Ruminations on the Life of an Elderly Aunt

Aunt Amy was my father's younger sister.  She was sophisticated and aloof, and, although slightly pinched-face, was good-looking in her elegant jewelry and designer clothes.  We were never close.  She was from the rich side of the family.  I was from the working-class side.  She lived in Encino, I lived in Huntington Beach.  We rarely saw each other.

 She called me after the 1975 earthquake.  She was in her sixties then.  

"I'm homeless," she said.  "My apartment was squashed and I might have to live in my car."

"Come here," I said.

"I'm fine," she said and hung up.

She called me a few years later.  Twenty, to be exact.  

"I fell and broke my wrist, but I can still play the piano," she said and hung up.

  Her only daughter had died by then and she had no grandchildren.  She was obviously reaching out to me.

I invited her to a 4th of July party at my house.
  
She didn't show.    

I called her that night to ask what had happened.     
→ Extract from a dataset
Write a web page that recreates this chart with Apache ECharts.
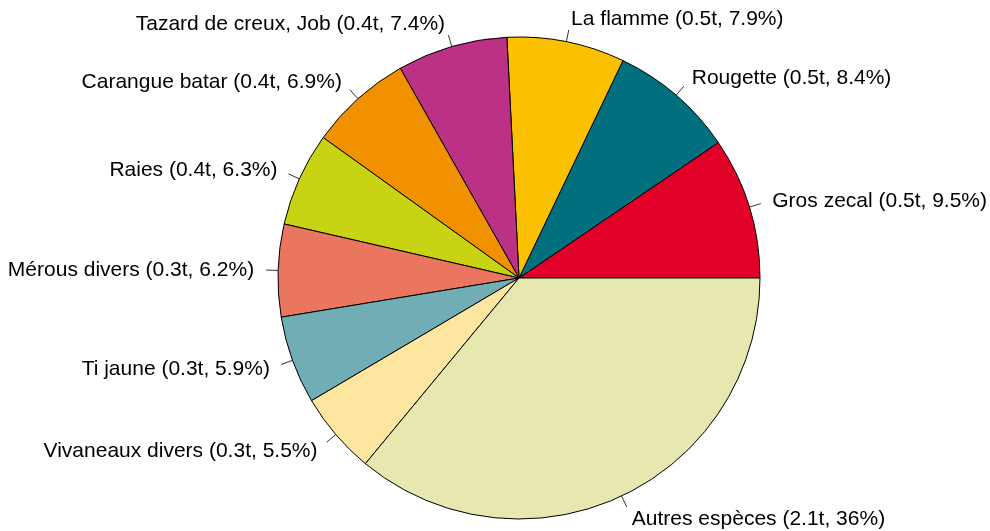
<!DOCTYPE html>
<html>
<head>
<meta charset="utf-8">
<script src="https://cdn.jsdelivr.net/npm/echarts@6/dist/echarts.min.js"></script>
<style>html,body{margin:0;padding:0;background:#fff;}#c{width:990px;height:531px;}</style>
</head>
<body>
<div id="c"></div>
<script>
const categories = ["Gros zecal", "Rougette", "La flamme", "Tazard de creux, Job", "Carangue batar", "Raies", "Mérous divers", "Ti jaune", "Vivaneaux divers", "Autres espèces"];
const tonnes = ["0.5", "0.5", "0.5", "0.4", "0.4", "0.4", "0.3", "0.3", "0.3", "2.1"];
const percents = [9.5, 8.4, 7.9, 7.4, 6.9, 6.3, 6.2, 5.9, 5.5, 36];
const percentLabels = ["9.5", "8.4", "7.9", "7.4", "6.9", "6.3", "6.2", "5.9", "5.5", "36"];
const colors = ["#E00028", "#00707F", "#FBC000", "#BA3185", "#F29100", "#C8D314", "#EA7660", "#70ADB5", "#FEE6A1", "#E6E8AF"];

const chart = echarts.init(document.getElementById('c'));
const data = categories.map((n, i) => ({
  name: n, value: percents[i], itemStyle: { color: colors[i] },
  label: { formatter: n + ' (' + tonnes[i] + 't, ' + percentLabels[i] + '%)' }
}));

chart.setOption({
  animation: false,
  series: [{
    type: 'pie',
    center: [519, 278],
    radius: 241,
    startAngle: 0,
    clockwise: false,
    avoidLabelOverlap: false,
    data: data,
    itemStyle: { borderColor: '#000', borderWidth: 1 },
    label: {
      show: true, position: 'outside',
      fontFamily: 'Liberation Sans, Arial, sans-serif', fontSize: 21, color: '#000'
    },
    labelLine: { show: true, length: 12, length2: 0, lineStyle: { color: '#333', width: 1 } },
    emphasis: { disabled: true },
    labelLayout: function (p) {
      const pts = p.labelLinePoints;
      if (!pts) return {};
      const p0 = pts[0], p1 = pts[1];
      const dx = p1[0] - p0[0], dy = p1[1] - p0[1];
      const x = p0[0] + 2 * dx, y = p0[1] + 2 * dy;
      return {
        x: x, y: y + 1,
        align: dx >= 0 ? 'left' : 'right',
        verticalAlign: 'middle',
        labelLinePoints: [p0, p1, p1]
      };
    }
  }]
});
</script>
</body>
</html>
"I got lost," she said.  "I had to keep stopping to ask directions, so I turned around and went home."

"I think it would be good if you moved closer to me," I said.  "I have a friend who lives in Leisure World in Irvine.  You can buy your own apartment, and you'll be only fifteen minutes away from me." 

She surprised me by taking my advice.

I helped her move into a large condo in Leisure World.  It had a bucolic view of the Irvine hills.  There was a nurse on duty in the building and breakfast and lunch were available in the dining room.  I took her shopping once a week, and Duke and I had dinner with her several times a month.

She had been an avid bridge player.  I arranged for her to join a bridge club.

"No one will play with her," the organizer of the club told me.  "She can't remember the cards.  She insults the other players."

She wanted a computer.  "Everyone has a computer," she said.  "A person is left out if they don't have a computer."

Duke got her one, and showed her how to use it.  She couldn't remember what he told her.  There were endless calls to Duke complaining that the computer was broken, it was no good, it didn't work.

She couldn't hear the telephone ring.  Duke bought her an answering machine.  She couldn't remember how to play back her phone messages.

I called a registry and hired a caregiver to be with her during the day.  No one lasted more than a week. As each one departed, she would curse them and try to bar the door.

She lived in her condo in Leisure World for thirteen years.  She didn't lose reality all at once.  It happened a bit at a time.  It was like the sun going down.  Inexorable.  Unstoppable.

I found a board and care home for her near where I live.  I would take her for a walk in the afternoon, and afterward she would sit in a chair and sleep until dinnertime.  She lost her contankerousness.  She turned sweet.  She let me kiss her.  She smiled at me.  She said she was going to vote for Obama.

We had a small party for her on her hundredth birthday.  She didn't recognize anyone, but she seemed happy.  She held the greeting card from President Obama in her hand until it was frosting-spotted and creased.

She died six months later.  She went peacefully.  No arguments.  No curses.  No deathbed scenes.  She just left.  

 I had always thought someone else would end up with Aunt Amy's care.  Her daughter probably, or my mother.  But they were both gone.  I could say my connection to this difficult, enraging, and sometimes endearing woman was a fated, better-late-than-never, gentle twining of two hearts.  Maybe it was, but it was also a valuable pull-the-mask-away peek into a future that awaits us all.